▶ **Supplied data**:

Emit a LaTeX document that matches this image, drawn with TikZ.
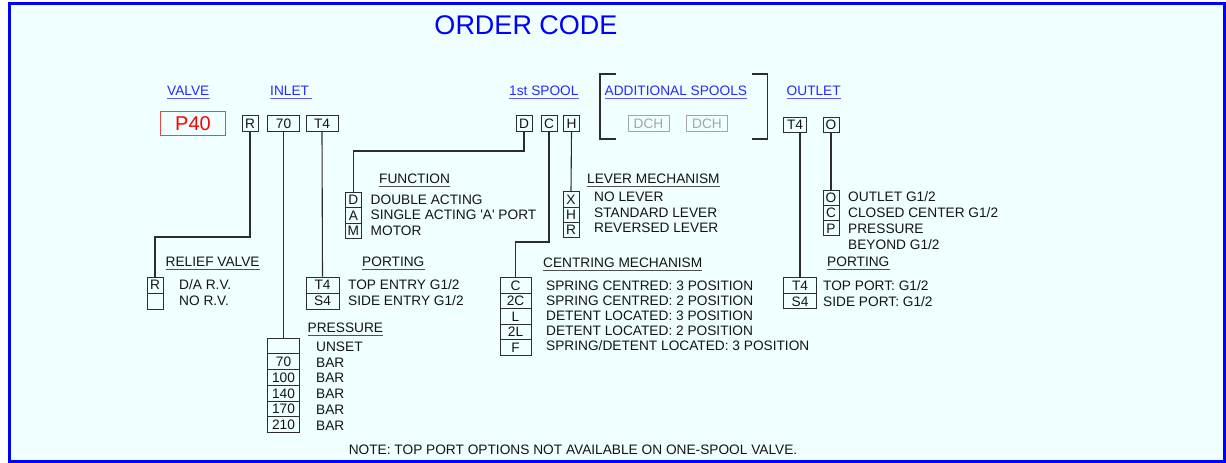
\documentclass[tikz,border=0pt]{standalone}
\usepackage{fontspec}
\setmainfont{Liberation Sans}
\usetikzlibrary{positioning,calc}
\definecolor{frameblue}{RGB}{0,0,255}
\definecolor{headblue}{RGB}{40,40,255}
\definecolor{linkline}{RGB}{90,90,255}
\definecolor{paper}{RGB}{240,255,255}
\definecolor{inkgray}{RGB}{20,20,20}
\definecolor{rulegray}{RGB}{45,45,45}
\definecolor{secline}{RGB}{80,80,80}
\definecolor{dchgray}{RGB}{165,165,165}
\definecolor{pfred}{RGB}{255,0,0}
\definecolor{pfline}{RGB}{240,70,70}
\newcommand{\bodyfont}{\fontsize{13.7}{13.7}\selectfont}

\begin{document}
\begin{tikzpicture}[x=1pt, y=-1pt,
    codebox/.style={draw=rulegray, line width=1pt, inner sep=0pt, minimum height=15.5pt,
      minimum width=16pt, text height=9.8pt, text depth=0pt, text=inkgray, font=\bodyfont},
    opttext/.style={anchor=west, inner sep=0pt, text height=9.8pt, text depth=0pt,
      text=inkgray, font=\bodyfont},
    headlink/.style={anchor=west, inner xsep=0pt, inner ysep=2.6pt, text height=9.8pt,
      text depth=0pt, text=headblue, font=\bodyfont,
      append after command={\pgfextra{\draw[linkline, line width=1pt]
        (\tikzlastnode.south west) -- (\tikzlastnode.south east);}}},
    sechead/.style={headlink, text=inkgray,
      append after command={\pgfextra{\draw[secline, line width=1pt]
        (\tikzlastnode.south west) -- (\tikzlastnode.south east);}}},
    wire/.style={rulegray, line width=1.1pt},
    dchbox/.style={codebox, draw=dchgray, text=dchgray, minimum width=41pt}]

  \useasboundingbox (0,0) rectangle (1226,463);
  \fill[white] (0,0) rectangle (1226,463);
  \draw[frameblue, line width=3pt, fill=paper] (9.5,3.5) rectangle (1224,461.5);

  % title and column headings
  \node[text=frameblue, font=\fontsize{27}{27}\selectfont, inner sep=0pt] (title) at (526,25) {ORDER CODE};
  \node[headlink] (hvalve) at (167,91) {VALVE};
  \node[headlink] (hinlet) at (270,91) {INLET\,};
  \node[headlink] (hspool) at (509,91) {1st SPOOL};
  \node[headlink] (hadd) at (604.5,91) {ADDITIONAL SPOOLS};
  \node[headlink] (houtlet) at (786.5,91) {OUTLET};

  % code row
  \node[draw=pfline, line width=1pt, text=pfred, font=\fontsize{20}{20}\selectfont,
    minimum width=65.5pt, minimum height=24.5pt, inner sep=0pt] (vP) at (193,123.5) {P40};
  \node[codebox] (vR) at (250,123.3) {R};
  \node[codebox, minimum width=32pt] (in70) at (283.5,123.3) {70};
  \node[codebox, minimum width=32pt] (inT4) at (322,123.3) {T4};
  \node[codebox] (spD) at (524,123.7) {D};
  \node[codebox] (spC) at (549,123.7) {C};
  \node[codebox] (spH) at (571.5,123.7) {H};
  \node[dchbox] (dch1) at (648.5,123.5) {DCH};
  \node[dchbox] (dch2) at (707,123.5) {DCH};
  \node[codebox, minimum width=23pt] (outT4) at (795,125) {T4};
  \node[codebox] (outO) at (831,125) {O};

  % brackets round the additional spools
  \draw[wire, line width=1.3pt] (616,74) -- (600,74) -- (600,139) -- (616,139);
  \draw[wire, line width=1.3pt] (752,74) -- (767.5,74) -- (767.5,139) -- (752,139);

  % relief valve
  \node[sechead] (hrv) at (165.5,262) {RELIEF VALVE};
  \foreach \lbl/\txt [count=\i from 0] in {R/{D/A R.V.}, /{NO R.V.}} {
    \node[codebox, minimum height=16pt] (rv\i) at (155,{285+16*\i}) {\lbl};
    \node[opttext] (rvt\i) at (179,{285+16*\i}) {\txt};
  }

  % inlet porting
  \node[sechead] (hpi) at (362,262) {PORTING};
  \foreach \lbl/\txt [count=\i from 0] in {T4/{TOP ENTRY G1/2}, S4/{SIDE ENTRY G1/2}} {
    \node[codebox, minimum width=33pt, minimum height=16pt] (pi\i) at (322.5,{285+16*\i}) {\lbl};
    \node[opttext] (pit\i) at (348,{285+16*\i}) {\txt};
  }

  % pressure
  \node[sechead] (hpr) at (307.5,327.5) {PRESSURE};
  \foreach \lbl/\txt [count=\i from 0] in {/UNSET, 70/BAR, 100/BAR, 140/BAR, 170/BAR, 210/BAR} {
    \node[codebox, minimum width=32pt, minimum height=15.75pt] (pr\i) at (283.5,{345.9+15.75*\i}) {\lbl};
    \node[opttext] (prt\i) at (316,{346.5+15.75*\i}) {\txt};
  }

  % function
  \node[sechead] (hfn) at (379,178.3) {FUNCTION};
  \foreach \lbl/\txt [count=\i from 0] in {D/{DOUBLE ACTING}, A/{SINGLE ACTING \textquotesingle A\textquotesingle{} PORT}, M/{MOTOR}} {
    \node[codebox] (fn\i) at (353.4,{199.8+15.5*\i}) {\lbl};
    \node[opttext] (fnt\i) at (370.5,{199.3+15.5*\i}) {\txt};
  }

  % lever mechanism
  \node[sechead] (hlv) at (587,178.3) {LEVER MECHANISM};
  \foreach \lbl/\txt [count=\i from 0] in {X/{NO LEVER}, H/{STANDARD LEVER}, R/{REVERSED LEVER}} {
    \node[codebox, minimum height=15.3pt] (lv\i) at (571,{199.4+15.3*\i}) {\lbl};
    \node[opttext] (lvt\i) at (594,{197+15.5*\i}) {\txt};
  }

  % centring mechanism
  \node[sechead] (hcm) at (543,262.7) {CENTRING MECHANISM};
  \foreach \lbl/\txt [count=\i from 0] in {C/{SPRING CENTRED: 3 POSITION}, 2C/{SPRING CENTRED: 2 POSITION},
      L/{DETENT LOCATED: 3 POSITION}, 2L/{DETENT LOCATED: 2 POSITION}, F/{SPRING/DETENT LOCATED: 3 POSITION}} {
    \node[codebox, minimum width=31pt] (cm\i) at (515.5,{285.5+15.5*\i}) {\lbl};
    \node[opttext] (cmt\i) at (546,{285.5+15*\i}) {\txt};
  }

  % outlet
  \foreach \lbl/\txt [count=\i from 0] in {O/{OUTLET G1/2}, C/{CLOSED CENTER G1/2}, P/{PRESSURE}} {
    \node[codebox, minimum height=15.3pt] (oo\i) at (831,{197.7+15.3*\i}) {\lbl};
    \node[opttext] (oot\i) at (848,{197+16*\i}) {\txt};
  }
  \node[opttext] (oot3) at (848,245) {BEYOND G1/2};

  % outlet porting
  \node[sechead] (hpo) at (827,261.7) {PORTING};
  \foreach \lbl/\txt [count=\i from 0] in {T4/{TOP PORT: G1/2}, S4/{SIDE PORT: G1/2}} {
    \node[codebox, minimum width=33pt] (po\i) at (800,{285.7+15.5*\i}) {\lbl};
    \node[opttext] (pot\i) at (823,{285.3+16*\i}) {\txt};
  }

  % connectors
  \coordinate (rvbend) at (155,237);
  \coordinate (fnbend) at (353.4,151);
  \coordinate (cmbend) at (515.5,242);
  \draw[wire] (vR.south) |- (rvbend) -- (rv0.north);
  \draw[wire] (in70.south) -- (pr0.north);
  \draw[wire] (inT4.south) -- (pi0.north);
  \draw[wire] (spD.south) |- (fnbend) -- (fn0.north);
  \draw[wire] (spC.south) |- (cmbend) -- (cm0.north);
  \draw[wire] (spH.south) -- (lv0.north);
  \draw[wire] (po0.north) -- (po0.north |- outT4.south);
  \draw[wire] (outO.south) -- (oo0.north);

  % note
  \node[opttext, anchor=center] (note) at (573,450) {NOTE: TOP PORT OPTIONS NOT AVAILABLE ON ONE-SPOOL VALVE.};
\end{tikzpicture}
\end{document}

▶ **Task prompt**: Pictures are excluded: retype only the lines from the beginning of the listing above through the line with "draw=dchgray, text=dchgray, minimum", both included.

▶ **Response for this exercise**:
Emit a LaTeX document that matches this image, drawn with TikZ.
\documentclass[tikz,border=0pt]{standalone}
\usepackage{fontspec}
\setmainfont{Liberation Sans}
\usetikzlibrary{positioning,calc}
\definecolor{frameblue}{RGB}{0,0,255}
\definecolor{headblue}{RGB}{40,40,255}
\definecolor{linkline}{RGB}{90,90,255}
\definecolor{paper}{RGB}{240,255,255}
\definecolor{inkgray}{RGB}{20,20,20}
\definecolor{rulegray}{RGB}{45,45,45}
\definecolor{secline}{RGB}{80,80,80}
\definecolor{dchgray}{RGB}{165,165,165}
\definecolor{pfred}{RGB}{255,0,0}
\definecolor{pfline}{RGB}{240,70,70}
\newcommand{\bodyfont}{\fontsize{13.7}{13.7}\selectfont}

\begin{document}
\begin{tikzpicture}[x=1pt, y=-1pt,
    codebox/.style={draw=rulegray, line width=1pt, inner sep=0pt, minimum height=15.5pt,
      minimum width=16pt, text height=9.8pt, text depth=0pt, text=inkgray, font=\bodyfont},
    opttext/.style={anchor=west, inner sep=0pt, text height=9.8pt, text depth=0pt,
      text=inkgray, font=\bodyfont},
    headlink/.style={anchor=west, inner xsep=0pt, inner ysep=2.6pt, text height=9.8pt,
      text depth=0pt, text=headblue, font=\bodyfont,
      append after command={\pgfextra{\draw[linkline, line width=1pt]
        (\tikzlastnode.south west) -- (\tikzlastnode.south east);}}},
    sechead/.style={headlink, text=inkgray,
      append after command={\pgfextra{\draw[secline, line width=1pt]
        (\tikzlastnode.south west) -- (\tikzlastnode.south east);}}},
    wire/.style={rulegray, line width=1.1pt},
    dchbox/.style={codebox, draw=dchgray, text=dchgray, minimum width=41pt}]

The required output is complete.